No public decks are available yet.

FAQ

Do I need to play mostly big creatures to make Eshki work?
Not strictly, but the commander rewards a curve that includes enough 4+ power creatures to keep cards flowing and enough 6+ power creatures to threaten lethal damage swings.
How does this deck usually win?
Typically by growing Eshki through repeated creature casts, then using one or more big creature spells to trigger table-wide damage while combat pressure finishes what’s left.
Is this more of a combat deck or a burn deck?
It often plays like a combat-forward creature deck that can pivot into burn-style finishes, since the damage trigger doesn’t require attacking.
What should I protect most: Eshki or my board?

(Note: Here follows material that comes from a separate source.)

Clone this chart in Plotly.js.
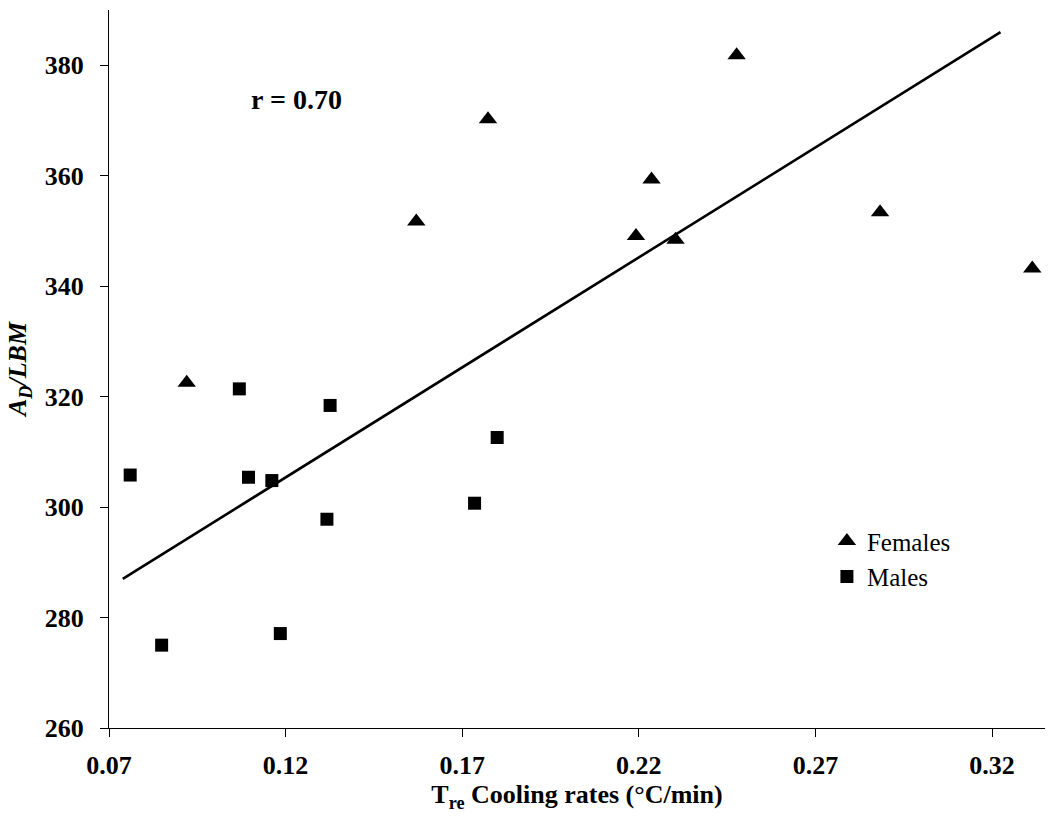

Eshki is usually the priority because it converts every creature spell into scaling value; protecting your key turn (the big-cast damage turn) tends to matter more than keeping every creature.
What happens if Eshki is removed a few times?
You can still play a normal Temur creatures game, but repeated commander tax makes it harder to rebuild the engine, so the deck generally wants some way to keep Eshki on the table.